During PAX East, a gaming convention that descends on Boston every year, students from across Ivy League colleges had an announcement to make.
Among all the chatter at the convention about new games and cosplay, the students were sending out news releases about their initiative. They had created a new esports organization to get a head start and compete against some of the best colleges around the country.
They were ready to announce the Ivy Esports Conference.
While universities such as Brown, Dartmouth and Cornell are prestigious for their reputations in academics, all have lagged behind in athletics. It's usually the larger state schools that have excelled in the areas of ball-throwing and hurdle-leaping. But collegiate esports, be it scholarship-sponsored teams or club organizations, is relatively new, and the metrics for what determines a good esports athlete are different than that of a football player.
This opens up competition to a wider array of students -- and ways for schools to recruit those students. Athletics departments and colleges are now looking to esports as the next thing to attract top academic talent, prompting esports support starting with the Big Ten's Riot Games partnership in 2017 and continuing with the Big East's hosting of an esports competition with ESL in 2018.
The Big East Conference was one of the first major organizations to put its weight behind ESL, the largest independent esports league. The Big East Invitational featured Rocket League and League of Legends tournaments between marquee Big East programs.
"We are closely monitoring the growth of the various organizations involved in esports," said Vince Nicastro, the deputy commissioner and COO of the Big East. "In fact, our staff has been working on this project for just over two years."
At the moment, the collegiate-esports space is a mixed bag. Some schools have only student-run clubs, some have organizations outside the athletics department and some have programs fully integrated within athletics departments.
"In addition to the student-run conferences and outside organizations, the various game publishers may begin taking more of a leadership role in the development of a competition governance structure," Nicastro said. "The collegiate-esports space continues to be quite fragmented, and it seems a bit premature to predict how things will evolve over time."
The Pac-12 is an example of how those strategies might fail -- and, with a different approach, succeed. In May 2016, the Pac-12 announced
"Athletics departments do not know where to start with this. They think this is alien to them, and frankly, they are mistaken," said A.J. Dimick, the director of esports for the University of Utah, which sponsors a varsity esports program. "They always want to know who the experts are, but they are the experts, and esports is not different from what they already do."
The goal for Dimick is to prove there's an audience for collegiate esports.
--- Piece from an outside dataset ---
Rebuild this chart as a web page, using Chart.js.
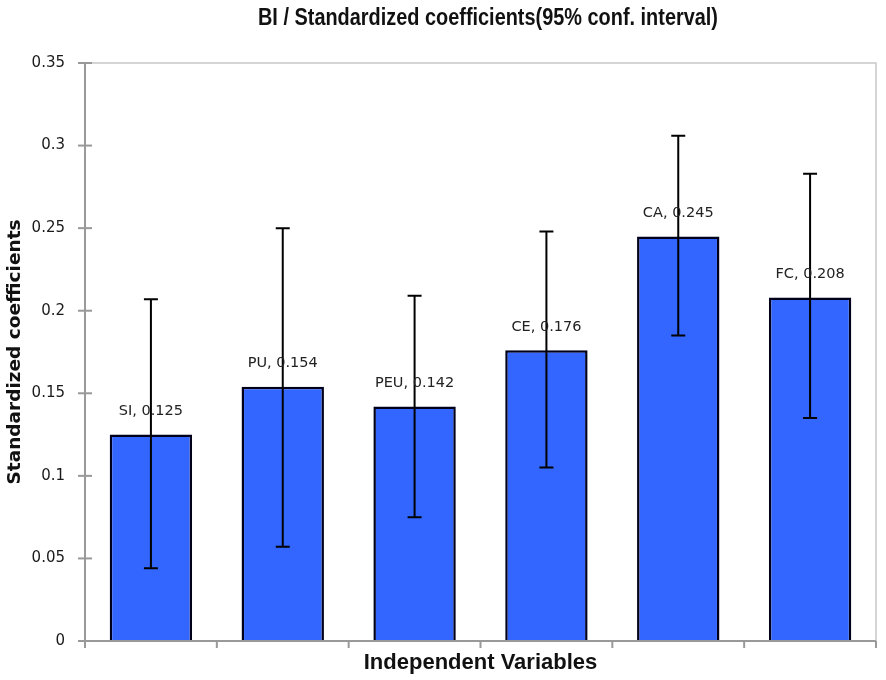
<!DOCTYPE html>
<html><head><meta charset="utf-8">
<script src="https://cdn.jsdelivr.net/npm/chart.js@4/dist/chart.umd.min.js"></script>
<style>html,body{margin:0;padding:0;background:#fff}#wrap{width:886px;height:680px}</style>
</head><body><div id="wrap"><canvas id="c" width="886" height="680"></canvas></div>
<script>
const categories = ['SI', 'PU', 'PEU', 'CE', 'CA', 'FC'];
const coefficients = [0.125, 0.154, 0.142, 0.176, 0.245, 0.208];
const ciUpper = [0.207, 0.250, 0.209, 0.248, 0.306, 0.283];
const ciLower = [0.044, 0.057, 0.075, 0.105, 0.185, 0.135];
const yTicks = [0, 0.05, 0.1, 0.15, 0.2, 0.25, 0.3, 0.35];
const chartTitle = 'BI / Standardized coefficients(95% conf. interval)';

const decor = {
  id: 'decor',
  afterDatasetsDraw(chart) {
    const ctx = chart.ctx, a = chart.chartArea;
    const x = chart.scales.x, y = chart.scales.y;
    const meta = chart.getDatasetMeta(0);
    ctx.save();
    ctx.fillStyle = '#111';
    ctx.font = 'bold 22px "Liberation Sans", Arial, sans-serif';
    ctx.textAlign = 'center'; ctx.textBaseline = 'middle';
    const w = ctx.measureText(chartTitle).width;
    const sx = 460 / w;
    ctx.save(); ctx.translate(488, 19); ctx.scale(sx, 1.05); ctx.fillText(chartTitle, 0, 0); ctx.restore();
    ctx.strokeStyle = '#c8c8c8'; ctx.lineWidth = 1.5;
    ctx.beginPath(); ctx.moveTo(a.left, a.top); ctx.lineTo(a.right, a.top); ctx.lineTo(a.right, a.bottom); ctx.stroke();
    ctx.strokeStyle = '#999'; ctx.lineWidth = 2;
    ctx.beginPath(); ctx.moveTo(a.left, a.top); ctx.lineTo(a.left, a.bottom); ctx.lineTo(a.right, a.bottom); ctx.stroke();
    yTicks.forEach(v => { const py = y.getPixelForValue(v); ctx.beginPath(); ctx.moveTo(a.left - 7, py); ctx.lineTo(a.left + 7, py); ctx.stroke(); });
    const step = (x.getPixelForValue(1) - x.getPixelForValue(0));
    for (let i = 0; i <= categories.length; i++) {
      const px = x.getPixelForValue(0) - step / 2 + i * step;
      ctx.beginPath(); ctx.moveTo(px, a.bottom); ctx.lineTo(px, a.bottom + 7); ctx.stroke();
    }
    ctx.strokeStyle = '#000'; ctx.lineWidth = 2;
    meta.data.forEach((bar, i) => {
      const px = bar.x, yt = y.getPixelForValue(ciUpper[i]), yb = y.getPixelForValue(ciLower[i]);
      ctx.beginPath();
      ctx.moveTo(px, yt); ctx.lineTo(px, yb);
      ctx.moveTo(px - 7, yt); ctx.lineTo(px + 7, yt);
      ctx.moveTo(px - 7, yb); ctx.lineTo(px + 7, yb);
      ctx.stroke();
    });
    ctx.fillStyle = '#222'; ctx.font = '14.5px "DejaVu Sans"'; ctx.textAlign = 'center'; ctx.textBaseline = 'middle';
    meta.data.forEach((bar, i) => {
      ctx.fillText(categories[i] + ', ' + coefficients[i].toFixed(3), bar.x, bar.y - 23);
    });
    ctx.restore();
  }
};

new Chart(document.getElementById('c'), {
  type: 'bar',
  data: {
    labels: categories,
    datasets: [{
      data: coefficients,
      backgroundColor: '#3366ff',
      borderColor: '#00001a',
      borderWidth: 2.5,
      borderSkipped: 'bottom',
      categoryPercentage: 1,
      barPercentage: 0.625
    }]
  },
  options: {
    responsive: false,
    animation: false,
    layout: { padding: { top: 63, right: 10, left: 0, bottom: 0 } },
    plugins: {
      legend: { display: false },
      tooltip: { enabled: false },
      title: { display: false }
    },
    scales: {
      x: {
        grid: { display: false },
        border: { display: false },
        ticks: { display: false },
        afterFit(s) { s.height = 39; },
        title: {
          display: true, text: 'Independent Variables', color: '#111',
          font: { family: '"Liberation Sans", Arial, sans-serif', size: 22, weight: 'bold', lineHeight: 1.2 },
          padding: { top: 0, bottom: 4 }
        }
      },
      y: {
        min: 0, max: 0.35,
        grid: { display: false },
        border: { display: false },
        afterBuildTicks(s) { s.ticks = yTicks.map(v => ({ value: v })); },
        afterFit(s) { s.width = 85; },
        ticks: {
          color: '#1a1a1a', padding: 12,
          font: { family: '"DejaVu Sans"', size: 15 },
          callback: v => String(+v.toFixed(2))
        },
        title: {
          display: true, text: 'Standardized coefficients', color: '#111',
          font: { family: '"DejaVu Sans"', size: 18.5, weight: 'bold', lineHeight: 1.2 },
          padding: { top: 4, bottom: 0 }
        }
      }
    }
  },
  plugins: [decor]
});
</script></body></html>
And PACG has acted as a way for students to have more control over the content.
While PACG was formed to prove the power of esports to universities, the Ivy Esports Conference isn't out to prove something to head honchos.
"The biggest misconception that collegiate esports organizations advertise is that the end goal for esports clubs is to get university support or recognition," said Willy Lee, the student commissioner of the Ivy Esports Conference. "Students and clubs too quickly give up on their unique opportunities and opt to prioritize university support. The Ivy Esports Conference, while not opposed to receiving university support, is fundamentally different because it empowers student leaders to develop a sustainable conference model that better supports video games on campus."
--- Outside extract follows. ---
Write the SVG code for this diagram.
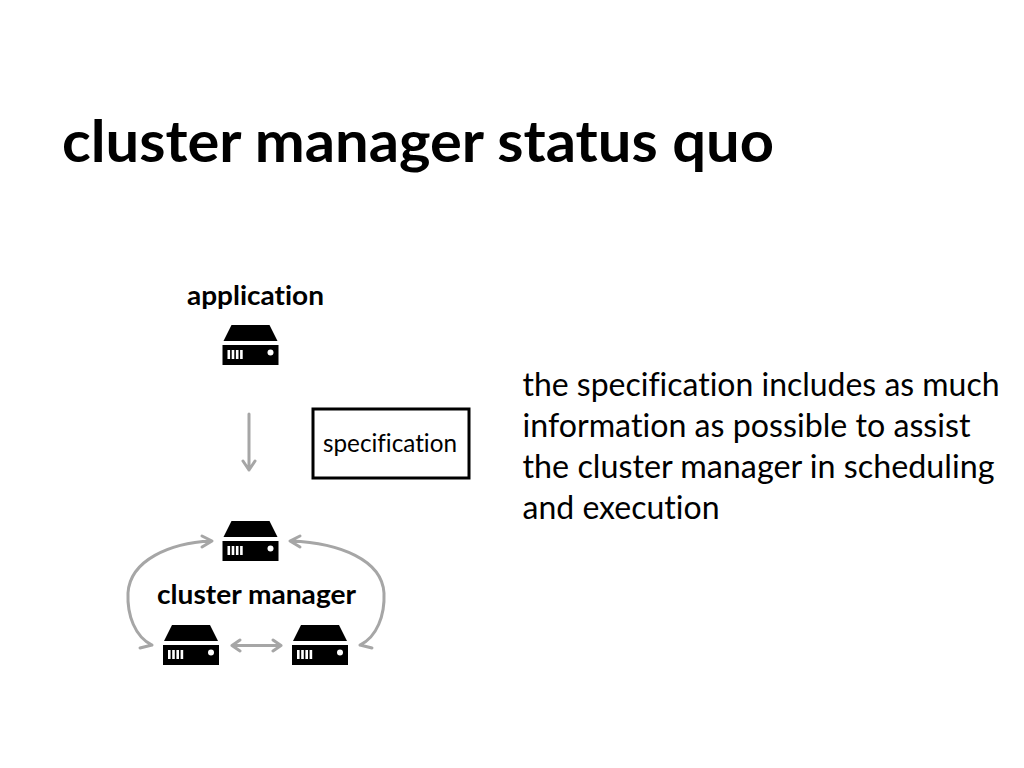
<svg xmlns="http://www.w3.org/2000/svg" width="1024" height="768" viewBox="0 0 1024 768">
<defs>
<style>
text{font-family:"Lato","Open Sans",sans-serif;fill:#000;font-variant-ligatures:none}
.c{fill:none;stroke:#a6a6a6;stroke-width:3;stroke-linecap:round;stroke-linejoin:round}
</style>
<g id="srv"><path d="M9 0H47L55 16H1Z"/><rect x="0" y="20" width="56" height="20"/><g fill="#fff"><rect x="5" y="25" width="2.600" height="9"/><rect x="9.200" y="25" width="2.600" height="9"/><rect x="13.400" y="25" width="2.600" height="9"/><rect x="17.600" y="25" width="2.600" height="9"/><circle cx="48" cy="27.500" r="3"/></g></g>
</defs>
<rect width="1024" height="768" fill="#fff"/>
<text x="62" y="161.500" font-size="58" font-weight="700" textLength="712" lengthAdjust="spacingAndGlyphs">cluster manager status quo</text>
<g id="application"><text x="187" y="305" font-size="27" font-weight="700" textLength="137" lengthAdjust="spacingAndGlyphs">application</text><use href="#srv" x="222.500" y="325"/></g>
<g id="spec"><rect x="313" y="409" width="156" height="69" fill="#fff" stroke="#000" stroke-width="3"/><text x="323" y="452" font-size="25" textLength="134" lengthAdjust="spacingAndGlyphs">specification</text></g>
<g id="manager"><use href="#srv" x="222.500" y="521"/><text x="157" y="603.500" font-size="27" font-weight="700" textLength="199" lengthAdjust="spacingAndGlyphs">cluster manager</text></g>
<g id="worker1"><use href="#srv" x="163" y="625"/></g>
<g id="worker2"><use href="#srv" x="292" y="625"/></g>
<g id="connectors">
<path class="c" d="M249 414V470M243 461L249 470L255 461"/>
<path class="c" d="M152 645C135 637 127 615 128 593C130 560 170 543 211 541M202 536L212 541L202 547M152 645L140 648"/>
<path class="c" d="M360 645C377 637 385 615 384 593C382 560 340 543 291 541M300 536L290 541L300 547M360 645L372 648"/>
<path class="c" d="M232 645.500H281M240 640L232 645.500L240 651M273 640L281 645.500L273 651"/>
</g>
<g id="note" font-size="32"><text x="522.500" y="396" textLength="477" lengthAdjust="spacingAndGlyphs">the specification includes as much</text><text x="522.500" y="437" textLength="448" lengthAdjust="spacingAndGlyphs">information as possible to assist</text><text x="522.500" y="478" textLength="472" lengthAdjust="spacingAndGlyphs">the cluster manager in scheduling</text><text x="522.500" y="519" textLength="197" lengthAdjust="spacingAndGlyphs">and execution</text></g>
</svg>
So, the Big East has partnered with ESL to dip its toe in the world of esports, while the Pac-12 and Ivy League school have decided to do it themselves. Does that mean there are no official athletic organizations trying to make esports happen at the collegiate level? Not at all.
Already, the Division II Peach Belt and Big Ten have started competing in esports, and the Division II East Coast Conference is set to begin later this year. The Big Ten announced
The question on everyone's minds is: When will the NCAA want a piece of the action? It's an exciting prospect in that it would further legitimize esports in the world of athletics, but it's frightening, as the NCAA tends to have a heavy hand, with strict rules that some argue are exploitative of college athletes. At present, the National Association of Collegiate Esports, which is partnered with the National Association of Intercollegiate Athletics and the National Junior College Athletic Association, is the de facto governing body for college esports at a varsity level.
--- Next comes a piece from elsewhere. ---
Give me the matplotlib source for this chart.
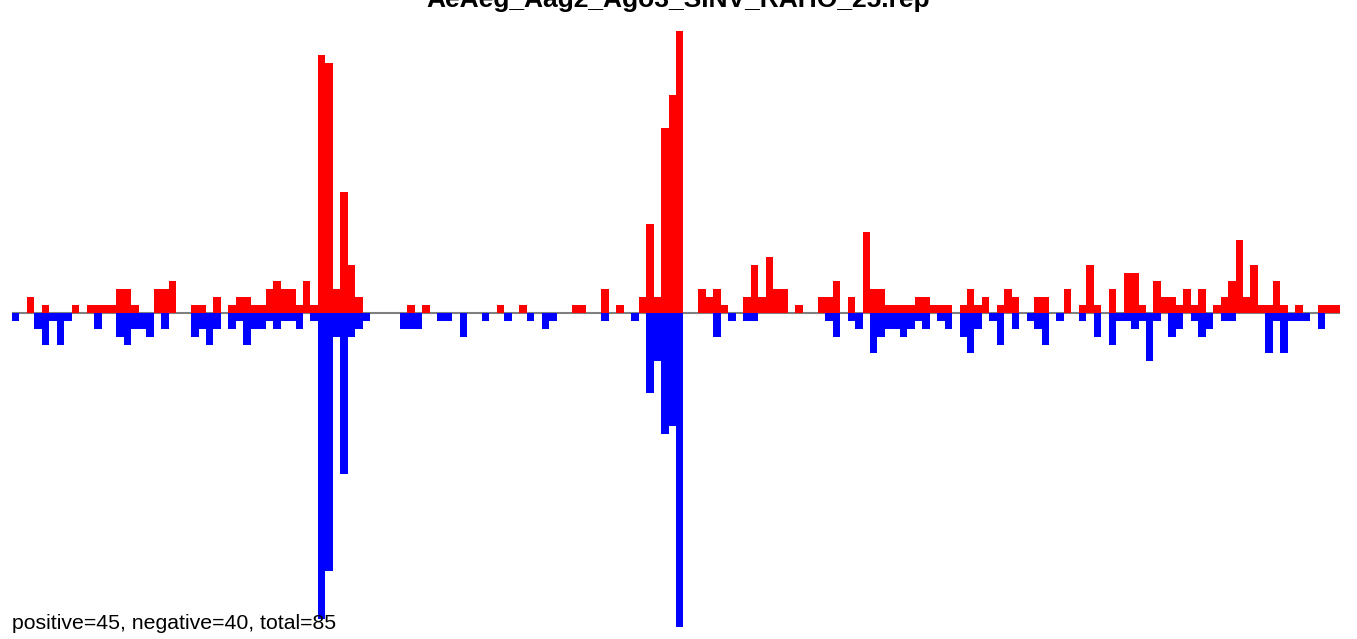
import matplotlib
matplotlib.use("Agg")
import matplotlib.pyplot as plt
import numpy as np

title = "AeAeg_Aag2_Ago3_SINV_RAHO_25.rep"
summary = "positive=45, negative=40, total=85"

# read counts per position (178 bins), positive strand up, negative strand down
positive = [
    0, 0, 2, 0, 1, 0, 0, 0, 1, 0, 1, 1, 1, 1, 3, 3, 1, 0, 0, 3,
    3, 4, 0, 0, 1, 1, 0, 2, 0, 1, 2, 2, 1, 1, 3, 4, 3, 3, 1, 4,
    1, 32, 31, 3, 15, 6, 2, 0, 0, 0, 0, 0, 0, 1, 0, 1, 0, 0, 0, 0,
    0, 0, 0, 0, 0, 1, 0, 0, 1, 0, 0, 0, 0, 0, 0, 1, 1, 0, 0, 3,
    0, 1, 0, 0, 2, 11, 2, 23, 27, 35, 0, 0, 3, 2, 3, 1, 0, 0, 2, 6,
    2, 7, 3, 3, 0, 1, 0, 0, 2, 2, 4, 0, 2, 0, 10, 3, 3, 1, 1, 1,
    1, 2, 2, 1, 1, 1, 0, 1, 3, 1, 2, 0, 1, 3, 2, 0, 0, 2, 2, 0,
    0, 3, 0, 1, 6, 1, 0, 3, 0, 5, 5, 1, 0, 4, 2, 2, 1, 3, 1, 3,
    0, 1, 2, 4, 9, 2, 6, 1, 1, 4, 1, 0, 1, 0, 0, 1, 1, 1,
]
negative = [
    1, 0, 0, 2, 4, 1, 4, 1, 0, 0, 0, 2, 0, 0, 3, 4, 2, 2, 3, 0,
    2, 0, 0, 0, 3, 2, 4, 2, 0, 2, 1, 4, 2, 2, 1, 2, 1, 1, 2, 0,
    1, 38, 32, 3, 20, 3, 2, 1, 0, 0, 0, 0, 2, 2, 2, 0, 0, 1, 1, 0,
    3, 0, 0, 1, 0, 0, 1, 0, 0, 1, 0, 2, 1, 0, 0, 0, 0, 0, 0, 1,
    0, 0, 0, 1, 0, 10, 6, 15, 14, 39, 0, 0, 0, 0, 3, 0, 1, 0, 1, 1,
    0, 0, 0, 0, 0, 0, 0, 0, 0, 1, 3, 0, 1, 2, 0, 5, 3, 2, 2, 3,
    2, 1, 2, 0, 1, 2, 0, 3, 5, 2, 0, 1, 4, 0, 2, 0, 1, 2, 4, 0,
    1, 0, 0, 1, 0, 3, 0, 4, 1, 1, 2, 1, 6, 1, 0, 3, 2, 0, 1, 3,
    2, 0, 1, 1, 0, 0, 0, 0, 5, 1, 5, 1, 1, 1, 0, 2, 0, 0,
]


def draw(path):
    W, H = 1357, 639
    fig = plt.figure(figsize=(W / 100, H / 100), dpi=100)
    ax = fig.add_axes([12 / W, (H - 627) / H, 1328 / W, 596 / H])

    pos = np.array(positive)
    neg = np.array(negative)
    x = np.arange(len(pos))

    ax.axhline(0, color="#808080", lw=1.5, zorder=1)
    ax.bar(x, pos, width=1, align="edge", color="#ff0000", linewidth=0, zorder=2)
    ax.bar(x, -neg, width=1, align="edge", color="#0000ff", linewidth=0, zorder=2)

    ax.set_xlim(0, len(pos))
    ax.set_ylim(-neg.max(), pos.max())
    ax.axis("off")

    # title sits partly above the canvas, as in the original
    fig.text(0.5, (H - 7.5) / H, title, ha="center", va="baseline",
             fontsize=19, fontweight="bold", family="Liberation Sans")
    fig.text(12 / W, (H - 629) / H, summary, ha="left", va="baseline",
             fontsize=15.3, family="Liberation Sans")

    fig.savefig(path, dpi=100)


if __name__ == "__main__":
    draw("out.png")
At the moment, however, university or NCAA backing isn't entirely necessary. Publishers such as Riot and Blizzard Entertainment are more than willing to support student-run clubs and organizations with scholarships and resources, usually in partnerships with leagues such as the Collegiate Star League. For the publishers, university clubs are acting as an impromptu development league for its larger, worldwide leagues.
"With esports being in a dynamic place, it is too early to speculate as to how the competition may or may not be governed in the collegiate realm," Nicastro said. "It's clear that the NCAA is paying attention to esports but hasn't determined a position on it yet. NACE [National Association of Colleges and Employers] has done an good job building a governance structure in the collegiate space, but it's difficult to predict how that will play out."